──────── GIVEN DATA

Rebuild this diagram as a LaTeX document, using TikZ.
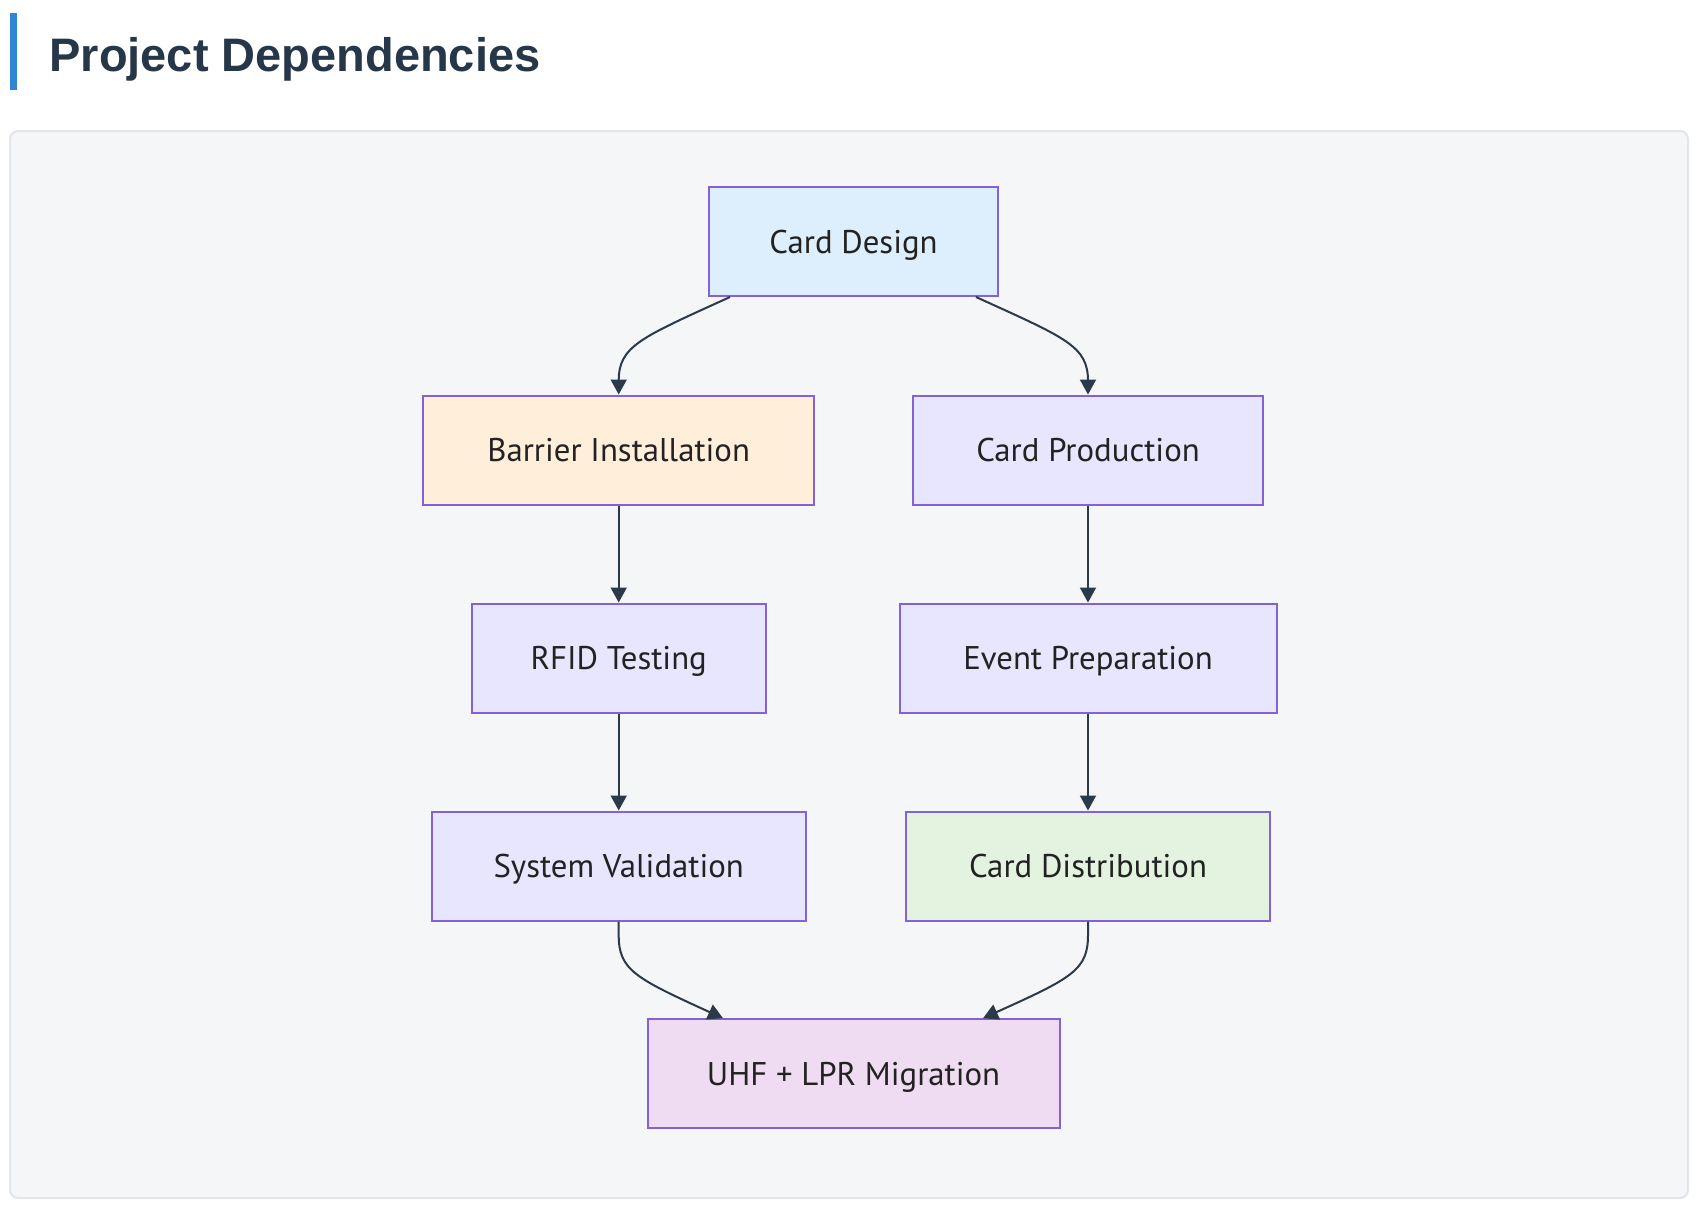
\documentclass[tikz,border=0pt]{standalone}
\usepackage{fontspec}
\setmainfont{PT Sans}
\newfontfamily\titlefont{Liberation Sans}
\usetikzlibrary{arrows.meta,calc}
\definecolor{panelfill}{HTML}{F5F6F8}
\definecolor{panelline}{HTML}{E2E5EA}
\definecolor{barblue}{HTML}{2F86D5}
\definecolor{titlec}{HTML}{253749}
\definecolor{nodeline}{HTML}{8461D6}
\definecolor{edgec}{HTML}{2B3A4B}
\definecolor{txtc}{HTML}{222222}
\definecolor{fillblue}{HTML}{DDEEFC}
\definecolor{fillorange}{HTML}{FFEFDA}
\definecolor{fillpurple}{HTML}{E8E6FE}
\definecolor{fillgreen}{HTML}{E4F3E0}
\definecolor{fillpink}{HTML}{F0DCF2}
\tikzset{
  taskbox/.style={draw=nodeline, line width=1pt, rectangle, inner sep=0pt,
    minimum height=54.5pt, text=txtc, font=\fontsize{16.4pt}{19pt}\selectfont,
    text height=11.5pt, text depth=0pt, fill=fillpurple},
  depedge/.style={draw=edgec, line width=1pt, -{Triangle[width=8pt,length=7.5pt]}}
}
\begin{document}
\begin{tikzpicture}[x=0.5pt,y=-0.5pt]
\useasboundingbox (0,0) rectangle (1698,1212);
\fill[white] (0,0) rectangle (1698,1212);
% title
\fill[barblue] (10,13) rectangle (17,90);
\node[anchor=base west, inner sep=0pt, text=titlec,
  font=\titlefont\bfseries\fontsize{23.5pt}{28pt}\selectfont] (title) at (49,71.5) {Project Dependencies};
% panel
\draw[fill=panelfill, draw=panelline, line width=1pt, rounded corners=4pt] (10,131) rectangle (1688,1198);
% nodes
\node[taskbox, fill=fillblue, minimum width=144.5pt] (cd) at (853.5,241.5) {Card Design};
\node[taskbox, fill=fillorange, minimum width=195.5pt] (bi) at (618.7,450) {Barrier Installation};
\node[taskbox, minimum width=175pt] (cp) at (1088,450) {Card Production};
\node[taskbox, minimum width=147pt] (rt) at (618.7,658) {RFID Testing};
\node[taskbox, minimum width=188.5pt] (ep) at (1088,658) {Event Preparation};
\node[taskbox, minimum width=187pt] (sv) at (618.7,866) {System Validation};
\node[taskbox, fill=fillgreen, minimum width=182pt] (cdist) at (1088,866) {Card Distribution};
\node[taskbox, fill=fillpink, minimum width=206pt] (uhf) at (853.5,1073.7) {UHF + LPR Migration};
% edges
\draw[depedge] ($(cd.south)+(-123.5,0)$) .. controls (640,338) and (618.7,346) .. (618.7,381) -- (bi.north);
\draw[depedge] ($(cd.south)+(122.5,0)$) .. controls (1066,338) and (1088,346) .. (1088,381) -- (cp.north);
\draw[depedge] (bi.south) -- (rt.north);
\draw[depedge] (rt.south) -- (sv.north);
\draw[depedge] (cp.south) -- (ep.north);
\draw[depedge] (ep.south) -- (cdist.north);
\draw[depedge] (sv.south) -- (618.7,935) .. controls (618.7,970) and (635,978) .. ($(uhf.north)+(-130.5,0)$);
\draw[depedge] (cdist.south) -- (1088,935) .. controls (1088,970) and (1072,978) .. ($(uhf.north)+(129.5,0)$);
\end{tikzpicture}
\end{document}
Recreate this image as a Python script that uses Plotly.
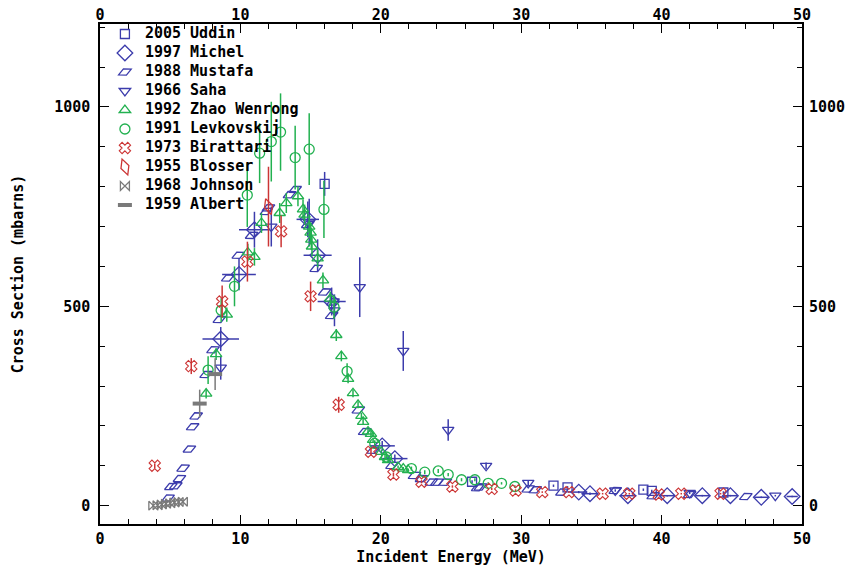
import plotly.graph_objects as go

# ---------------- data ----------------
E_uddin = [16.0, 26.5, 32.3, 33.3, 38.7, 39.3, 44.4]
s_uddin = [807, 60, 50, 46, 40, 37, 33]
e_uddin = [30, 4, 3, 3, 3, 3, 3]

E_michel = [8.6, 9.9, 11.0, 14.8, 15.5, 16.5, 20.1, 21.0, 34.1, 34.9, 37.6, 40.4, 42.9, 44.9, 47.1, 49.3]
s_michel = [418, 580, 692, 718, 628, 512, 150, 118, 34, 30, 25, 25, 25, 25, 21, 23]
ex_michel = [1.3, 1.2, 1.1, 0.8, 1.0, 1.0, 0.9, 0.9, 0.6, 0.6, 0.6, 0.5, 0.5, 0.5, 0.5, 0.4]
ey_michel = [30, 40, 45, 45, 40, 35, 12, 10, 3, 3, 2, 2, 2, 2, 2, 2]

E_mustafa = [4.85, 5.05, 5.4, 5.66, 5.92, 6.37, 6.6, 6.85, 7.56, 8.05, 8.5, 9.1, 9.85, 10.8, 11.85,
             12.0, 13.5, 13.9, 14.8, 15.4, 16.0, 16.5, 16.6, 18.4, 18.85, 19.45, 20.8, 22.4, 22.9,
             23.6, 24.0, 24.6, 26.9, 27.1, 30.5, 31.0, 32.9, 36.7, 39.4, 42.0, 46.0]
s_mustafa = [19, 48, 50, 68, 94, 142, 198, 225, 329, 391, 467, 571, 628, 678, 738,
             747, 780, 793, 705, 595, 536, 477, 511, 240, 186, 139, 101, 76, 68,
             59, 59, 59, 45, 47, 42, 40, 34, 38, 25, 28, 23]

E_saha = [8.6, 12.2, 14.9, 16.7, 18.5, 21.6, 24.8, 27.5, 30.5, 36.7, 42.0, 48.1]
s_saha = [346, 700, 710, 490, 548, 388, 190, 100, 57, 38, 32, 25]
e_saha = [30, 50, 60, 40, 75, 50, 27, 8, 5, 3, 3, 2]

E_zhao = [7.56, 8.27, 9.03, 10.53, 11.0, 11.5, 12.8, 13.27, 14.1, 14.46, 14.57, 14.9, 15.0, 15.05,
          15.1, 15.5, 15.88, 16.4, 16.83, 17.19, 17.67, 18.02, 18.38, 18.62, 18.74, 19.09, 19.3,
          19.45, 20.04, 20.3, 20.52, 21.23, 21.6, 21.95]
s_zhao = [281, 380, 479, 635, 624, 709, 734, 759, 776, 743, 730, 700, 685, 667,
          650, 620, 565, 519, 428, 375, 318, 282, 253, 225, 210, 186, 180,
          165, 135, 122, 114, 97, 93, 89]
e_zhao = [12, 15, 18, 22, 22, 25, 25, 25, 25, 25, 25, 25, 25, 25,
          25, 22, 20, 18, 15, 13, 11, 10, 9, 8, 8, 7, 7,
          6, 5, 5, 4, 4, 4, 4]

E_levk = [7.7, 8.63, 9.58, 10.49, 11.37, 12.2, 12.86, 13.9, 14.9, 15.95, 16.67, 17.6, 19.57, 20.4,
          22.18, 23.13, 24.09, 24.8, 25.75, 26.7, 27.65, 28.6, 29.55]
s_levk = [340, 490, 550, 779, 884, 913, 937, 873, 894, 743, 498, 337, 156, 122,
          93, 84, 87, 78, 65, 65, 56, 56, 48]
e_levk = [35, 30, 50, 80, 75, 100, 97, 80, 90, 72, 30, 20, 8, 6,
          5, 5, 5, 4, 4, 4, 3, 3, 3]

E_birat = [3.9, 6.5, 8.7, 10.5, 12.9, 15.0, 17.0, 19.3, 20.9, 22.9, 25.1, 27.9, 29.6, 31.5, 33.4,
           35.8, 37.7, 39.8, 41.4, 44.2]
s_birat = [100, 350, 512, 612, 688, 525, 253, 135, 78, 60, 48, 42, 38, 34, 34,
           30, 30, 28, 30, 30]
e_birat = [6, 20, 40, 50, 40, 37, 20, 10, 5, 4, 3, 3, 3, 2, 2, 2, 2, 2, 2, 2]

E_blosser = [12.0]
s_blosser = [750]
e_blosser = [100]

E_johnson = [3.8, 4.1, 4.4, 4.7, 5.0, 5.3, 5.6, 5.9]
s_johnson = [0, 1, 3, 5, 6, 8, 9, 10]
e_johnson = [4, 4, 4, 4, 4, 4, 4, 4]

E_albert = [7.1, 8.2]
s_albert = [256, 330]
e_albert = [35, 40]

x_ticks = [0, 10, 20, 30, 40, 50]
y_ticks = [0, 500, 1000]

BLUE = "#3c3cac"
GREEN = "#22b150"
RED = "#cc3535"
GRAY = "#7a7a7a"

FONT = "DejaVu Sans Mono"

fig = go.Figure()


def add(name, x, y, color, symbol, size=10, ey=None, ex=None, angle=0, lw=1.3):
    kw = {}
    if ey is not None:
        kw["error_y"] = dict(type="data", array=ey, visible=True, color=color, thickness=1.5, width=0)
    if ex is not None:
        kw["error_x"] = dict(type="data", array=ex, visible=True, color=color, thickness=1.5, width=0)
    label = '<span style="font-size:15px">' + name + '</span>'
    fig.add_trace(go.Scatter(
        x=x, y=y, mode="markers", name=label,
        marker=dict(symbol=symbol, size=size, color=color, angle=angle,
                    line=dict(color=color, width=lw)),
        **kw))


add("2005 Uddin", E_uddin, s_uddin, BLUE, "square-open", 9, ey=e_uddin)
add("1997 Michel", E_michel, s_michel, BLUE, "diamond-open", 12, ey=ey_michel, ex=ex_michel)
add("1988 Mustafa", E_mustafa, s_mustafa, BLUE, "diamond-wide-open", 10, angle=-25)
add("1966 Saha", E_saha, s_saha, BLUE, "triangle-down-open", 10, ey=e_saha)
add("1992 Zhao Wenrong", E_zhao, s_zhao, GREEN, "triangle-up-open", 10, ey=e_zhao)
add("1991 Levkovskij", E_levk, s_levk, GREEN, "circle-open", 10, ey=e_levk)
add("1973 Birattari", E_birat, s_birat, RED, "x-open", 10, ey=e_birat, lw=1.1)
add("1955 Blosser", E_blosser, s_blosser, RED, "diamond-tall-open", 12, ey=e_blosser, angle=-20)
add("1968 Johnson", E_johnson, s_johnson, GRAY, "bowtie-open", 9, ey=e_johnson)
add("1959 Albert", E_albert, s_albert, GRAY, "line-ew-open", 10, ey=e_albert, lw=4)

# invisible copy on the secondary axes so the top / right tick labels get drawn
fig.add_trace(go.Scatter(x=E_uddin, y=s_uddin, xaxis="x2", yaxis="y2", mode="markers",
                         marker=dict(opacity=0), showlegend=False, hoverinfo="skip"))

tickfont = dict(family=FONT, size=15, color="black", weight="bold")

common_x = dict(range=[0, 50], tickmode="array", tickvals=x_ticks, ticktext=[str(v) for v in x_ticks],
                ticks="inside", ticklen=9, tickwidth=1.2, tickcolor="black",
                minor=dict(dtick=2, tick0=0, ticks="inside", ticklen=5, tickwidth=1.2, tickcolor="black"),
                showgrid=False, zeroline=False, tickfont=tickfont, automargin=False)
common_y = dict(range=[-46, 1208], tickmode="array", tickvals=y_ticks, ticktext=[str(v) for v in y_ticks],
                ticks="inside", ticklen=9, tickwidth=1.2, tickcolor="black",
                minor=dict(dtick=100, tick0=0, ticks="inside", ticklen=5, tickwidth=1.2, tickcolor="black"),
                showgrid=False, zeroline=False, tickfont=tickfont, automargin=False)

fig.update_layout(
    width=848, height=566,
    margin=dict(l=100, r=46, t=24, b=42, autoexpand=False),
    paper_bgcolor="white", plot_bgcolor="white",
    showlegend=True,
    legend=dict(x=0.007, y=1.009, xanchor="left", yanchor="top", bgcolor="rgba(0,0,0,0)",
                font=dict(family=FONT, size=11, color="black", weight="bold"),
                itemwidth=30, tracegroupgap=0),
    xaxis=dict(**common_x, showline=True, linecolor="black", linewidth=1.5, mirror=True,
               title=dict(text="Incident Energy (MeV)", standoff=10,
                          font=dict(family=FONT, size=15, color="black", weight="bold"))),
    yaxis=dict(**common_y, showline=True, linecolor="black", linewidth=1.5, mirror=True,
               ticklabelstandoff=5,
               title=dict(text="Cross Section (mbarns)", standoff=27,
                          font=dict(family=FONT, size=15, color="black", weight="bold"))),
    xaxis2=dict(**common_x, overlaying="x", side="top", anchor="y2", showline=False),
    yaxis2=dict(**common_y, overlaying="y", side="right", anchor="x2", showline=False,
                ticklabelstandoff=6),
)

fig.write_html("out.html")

────────────────

* **WHAT NEEDS TO BE DONE**: In the material above, tally every line with the string "this" in it, then give that number alone.

* **ANSWER TO THE PROBLEM**: 2